-- START OF Collected data --

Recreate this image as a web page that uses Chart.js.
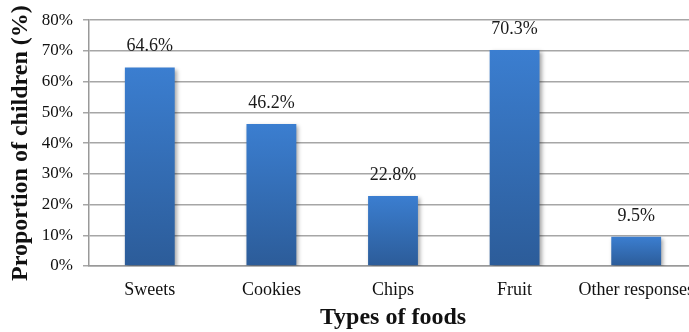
<!DOCTYPE html>
<html>
<head>
<meta charset="utf-8">
<script src="https://cdn.jsdelivr.net/npm/chart.js@4.4.0/dist/chart.umd.min.js"></script>
<style>
  html, body { margin: 0; padding: 0; background: #fff; overflow: hidden; }
  #wrap { width: 697px; height: 332px; position: relative; }
</style>
</head>
<body>
<div id="wrap"><canvas id="foodChart"></canvas></div>
<script>
const categorias = ['Sweets', 'Cookies', 'Chips', 'Fruit', 'Other responses'];
const proporciones = [64.6, 46.2, 22.8, 70.3, 9.5];
const ticksY = [0, 10, 20, 30, 40, 50, 60, 70, 80];

const fuente = "'Liberation Serif', 'Times New Roman', serif";

// degradado por barra, de claro arriba a oscuro abajo
function colorBarra(context) {
    const chart = context.chart;
    const y = chart.scales.y;
    if (!chart.chartArea || !y || context.parsed === undefined) return '#3471b8';
    const top = y.getPixelForValue(context.parsed.y);
    const bottom = y.getPixelForValue(0);
    if (!isFinite(top) || !isFinite(bottom) || top === bottom) return '#3471b8';
    const g = chart.ctx.createLinearGradient(0, top, 0, bottom);
    g.addColorStop(0, '#3b7ed0');
    g.addColorStop(1, '#2c5c99');
    return g;
}

const sombraBarras = {
    id: 'sombraBarras',
    beforeDatasetDraw(chart) {
        const ctx = chart.ctx;
        ctx.save();
        ctx.shadowColor = 'rgba(0,0,0,0.35)';
        ctx.shadowBlur = 4;
        ctx.shadowOffsetX = 2;
        ctx.shadowOffsetY = 2;
    },
    afterDatasetDraw(chart) {
        chart.ctx.restore();
    }
};

const etiquetas = {
    id: 'etiquetas',
    afterDatasetsDraw(chart) {
        const ctx = chart.ctx;
        const meta = chart.getDatasetMeta(0);
        ctx.save();
        ctx.font = '18px ' + fuente;
        ctx.fillStyle = '#1a1a1a';
        ctx.textAlign = 'center';
        ctx.textBaseline = 'bottom';
        meta.data.forEach((bar, i) => {
            ctx.fillText(proporciones[i].toFixed(1) + '%', bar.x, bar.y - 12);
        });
        ctx.restore();
    }
};

const config = {
    type: 'bar',
    data: {
        labels: categorias,
        datasets: [{
            data: proporciones,
            backgroundColor: colorBarra,
            borderWidth: 0,
            barPercentage: 0.82,
            categoryPercentage: 0.5
        }]
    },
    options: {
        responsive: true,
        maintainAspectRatio: false,
        animation: false,
        layout: { padding: { top: 18, left: 0, right: 0, bottom: 0 } },
        plugins: {
            legend: { display: false },
            tooltip: { enabled: false }
        },
        scales: {
            x: {
                grid: { display: false, drawTicks: false },
                border: { color: '#999', width: 1.5 },
                ticks: {
                    color: '#111',
                    font: { family: fuente, size: 18 },
                    padding: 13,
                    maxRotation: 0,
                    autoSkip: false
                },
                title: {
                    display: true,
                    text: 'Types of foods',
                    color: '#111',
                    font: { family: fuente, size: 24, weight: 'bold' },
                    padding: { top: 6, bottom: 0 }
                },
                afterFit(scale) {
                    scale.height = 66;
                    scale.paddingLeft = 0;
                    scale.paddingRight = 0;
                }
            },
            y: {
                min: 0,
                max: 80,
                afterBuildTicks(scale) {
                    scale.ticks = ticksY.map(v => ({ value: v }));
                },
                grid: { color: '#a6a6a6', lineWidth: 1.5, tickLength: 6 },
                border: { color: '#999', width: 1.5 },
                ticks: {
                    color: '#111',
                    font: { family: fuente, size: 17 },
                    padding: 10,
                    callback: v => v + '%'
                },
                title: {
                    display: true,
                    text: 'Proportion of children (%)',
                    color: '#111',
                    font: { family: fuente, size: 24, weight: 'bold' },
                    padding: { top: 6, bottom: 0 }
                },
                afterFit(scale) { scale.width = 89; }
            }
        }
    },
    plugins: [sombraBarras, etiquetas]
};

window.onload = function() {
    const ctx = document.getElementById('foodChart').getContext('2d');
    new Chart(ctx, config);
};
</script>
</body>
</html>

-- END OF Collected data --

▶ _Given instruction_
Reproduce the material word for word. Any pictures should be left out of the copy.

▶ _Task solution_
Recreate this image as a web page that uses Chart.js.
<!DOCTYPE html>
<html>
<head>
<meta charset="utf-8">
<script src="https://cdn.jsdelivr.net/npm/chart.js@4.4.0/dist/chart.umd.min.js"></script>
<style>
  html, body { margin: 0; padding: 0; background: #fff; overflow: hidden; }
  #wrap { width: 697px; height: 332px; position: relative; }
</style>
</head>
<body>
<div id="wrap"><canvas id="foodChart"></canvas></div>
<script>
const categorias = ['Sweets', 'Cookies', 'Chips', 'Fruit', 'Other responses'];
const proporciones = [64.6, 46.2, 22.8, 70.3, 9.5];
const ticksY = [0, 10, 20, 30, 40, 50, 60, 70, 80];

const fuente = "'Liberation Serif', 'Times New Roman', serif";

// degradado por barra, de claro arriba a oscuro abajo
function colorBarra(context) {
    const chart = context.chart;
    const y = chart.scales.y;
    if (!chart.chartArea || !y || context.parsed === undefined) return '#3471b8';
    const top = y.getPixelForValue(context.parsed.y);
    const bottom = y.getPixelForValue(0);
    if (!isFinite(top) || !isFinite(bottom) || top === bottom) return '#3471b8';
    const g = chart.ctx.createLinearGradient(0, top, 0, bottom);
    g.addColorStop(0, '#3b7ed0');
    g.addColorStop(1, '#2c5c99');
    return g;
}

const sombraBarras = {
    id: 'sombraBarras',
    beforeDatasetDraw(chart) {
        const ctx = chart.ctx;
        ctx.save();
        ctx.shadowColor = 'rgba(0,0,0,0.35)';
        ctx.shadowBlur = 4;
        ctx.shadowOffsetX = 2;
        ctx.shadowOffsetY = 2;
    },
    afterDatasetDraw(chart) {
        chart.ctx.restore();
    }
};

const etiquetas = {
    id: 'etiquetas',
    afterDatasetsDraw(chart) {
        const ctx = chart.ctx;
        const meta = chart.getDatasetMeta(0);
        ctx.save();
        ctx.font = '18px ' + fuente;
        ctx.fillStyle = '#1a1a1a';
        ctx.textAlign = 'center';
        ctx.textBaseline = 'bottom';
        meta.data.forEach((bar, i) => {
            ctx.fillText(proporciones[i].toFixed(1) + '%', bar.x, bar.y - 12);
        });
        ctx.restore();
    }
};

const config = {
    type: 'bar',
    data: {
        labels: categorias,
        datasets: [{
            data: proporciones,
            backgroundColor: colorBarra,
            borderWidth: 0,
            barPercentage: 0.82,
            categoryPercentage: 0.5
        }]
    },
    options: {
        responsive: true,
        maintainAspectRatio: false,
        animation: false,
        layout: { padding: { top: 18, left: 0, right: 0, bottom: 0 } },
        plugins: {
            legend: { display: false },
            tooltip: { enabled: false }
        },
        scales: {
            x: {
                grid: { display: false, drawTicks: false },
                border: { color: '#999', width: 1.5 },
                ticks: {
                    color: '#111',
                    font: { family: fuente, size: 18 },
                    padding: 13,
                    maxRotation: 0,
                    autoSkip: false
                },
                title: {
                    display: true,
                    text: 'Types of foods',
                    color: '#111',
                    font: { family: fuente, size: 24, weight: 'bold' },
                    padding: { top: 6, bottom: 0 }
                },
                afterFit(scale) {
                    scale.height = 66;
                    scale.paddingLeft = 0;
                    scale.paddingRight = 0;
                }
            },
            y: {
                min: 0,
                max: 80,
                afterBuildTicks(scale) {
                    scale.ticks = ticksY.map(v => ({ value: v }));
                },
                grid: { color: '#a6a6a6', lineWidth: 1.5, tickLength: 6 },
                border: { color: '#999', width: 1.5 },
                ticks: {
                    color: '#111',
                    font: { family: fuente, size: 17 },
                    padding: 10,
                    callback: v => v + '%'
                },
                title: {
                    display: true,
                    text: 'Proportion of children (%)',
                    color: '#111',
                    font: { family: fuente, size: 24, weight: 'bold' },
                    padding: { top: 6, bottom: 0 }
                },
                afterFit(scale) { scale.width = 89; }
            }
        }
    },
    plugins: [sombraBarras, etiquetas]
};

window.onload = function() {
    const ctx = document.getElementById('foodChart').getContext('2d');
    new Chart(ctx, config);
};
</script>
</body>
</html>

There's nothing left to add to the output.